The Miami Seaquarium closed its doors and its second act just got its paperwork. On July 1, 2026, Miami-Dade County, acting on behalf of developer Terra, filed a comprehensive development master plan for the 36.2-acre Virginia Key site that contemplates more than 2 million square feet of development and 877 boat slips, according to The Real Deal. Days later, reporting confirmed Terra's marina application is in front of state regulators. For buyers, this is not a theme-park story. It is a waterfront infrastructure story, and I read it through my Miami pre-construction buyer guide lens: follow where the money for boats goes, because condo money follows it.

2M+
Square Feet in Master Plan
877
Boat Slips in County Filing
36.2
Acres on Virginia Key
$75-100M
Planned Terra Investment

What Miami-Dade Actually Filed on July 1

The comprehensive development master plan amendment, filed by the county for the May 2026 cycle, is the document that sets the ceiling for what can ever be built on the site. According to The Real Deal, that ceiling is more than 2 million square feet of development and 877 boat slips on the 36.2-acre property at 4400 Rickenbacker Causeway. The county owns the land. Terra, led by CEO David Martin, holds a tentative lease agreed in December 2025 under which Martin would receive 95 percent of the profit from the marina boat slips.

The stated program is not a condo tower. Terra has committed to a new accredited aquarium without marine mammals, a fisherman's village of restaurants and shops, an education center, a public baywalk, and the marina. Martin has said he plans to invest between $75 million and $100 million in the property. The 2 million square foot figure is an entitlement envelope, not a rendering: it defines the maximum intensity the site could carry once the amendment, rezoning, and a special district are in place.

Large luxury yachts berthed at a Miami marina with smaller boats on lifts across the channel
Terra's state application calls for 325 wet slips, roughly 90 of them for yachts over 80 feet, according to reporting by WUSF.

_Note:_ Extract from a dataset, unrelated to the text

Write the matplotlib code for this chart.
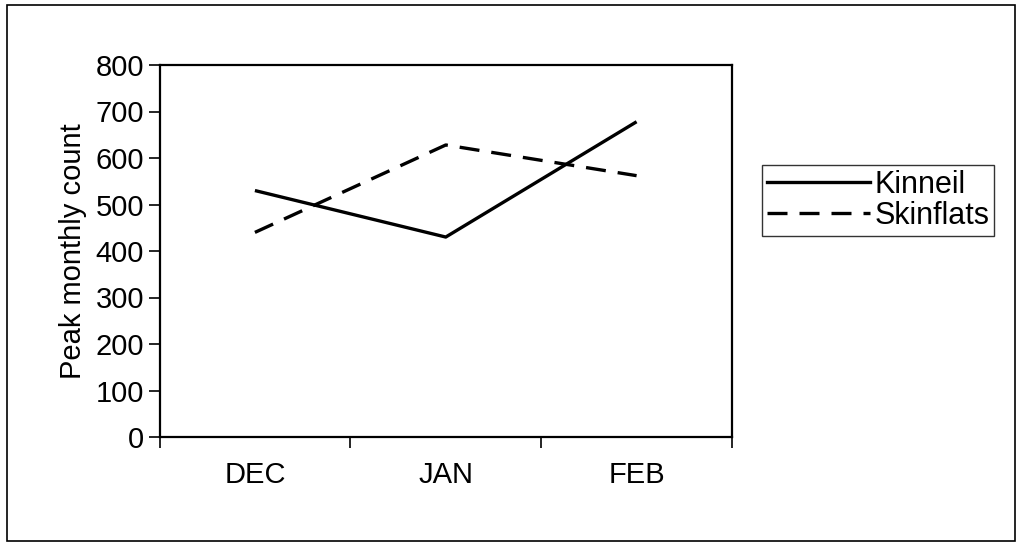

Why the two-step structure matters: the CDMP amendment is the slow, political document, and the marina permit is the fast, technical one. Terra is running both tracks at once. The marina application in front of the Florida Department of Environmental Protection is the part that turns dirt, or in this case water, first. When a developer sequences filings this way, it usually means the anchor use, here the marina, is the piece with a real pro forma behind it and the rest of the program flexes around it.

The Marina: Slips for 200-Foot Yachts and a 500-Boat Dry Stack

The marina application submitted to the Florida Department of Environmental Protection is where the superyacht story lives. According to WUSF reporting on the filing, the plan calls for:

  • 325 wet slips, with nearly 90 of them sized for vessels longer than 80 feet and accommodation for boats up to 200 feet.
  • Dry stack storage for roughly 500 boats, the volume side of the business that serves everyday South Florida boaters.
  • A fuel dock spanning more than 19,000 square feet, plus a fuel depot, which signals the operators expect large-vessel traffic, not weekend runabouts.
  • Floating docks and finger piers extending roughly halfway across the channel that separates Virginia Key from the shallow flats.
  • A wave break doubling as a fishing pier that runs the length of about four football fields.
Sailboats anchored on calm Biscayne Bay water off Key Biscayne under a blue sky
The anchorage off Virginia Key and Key Biscayne today: the proposed basin would berth vessels up to 200 feet, per WUSF's review of the state filing.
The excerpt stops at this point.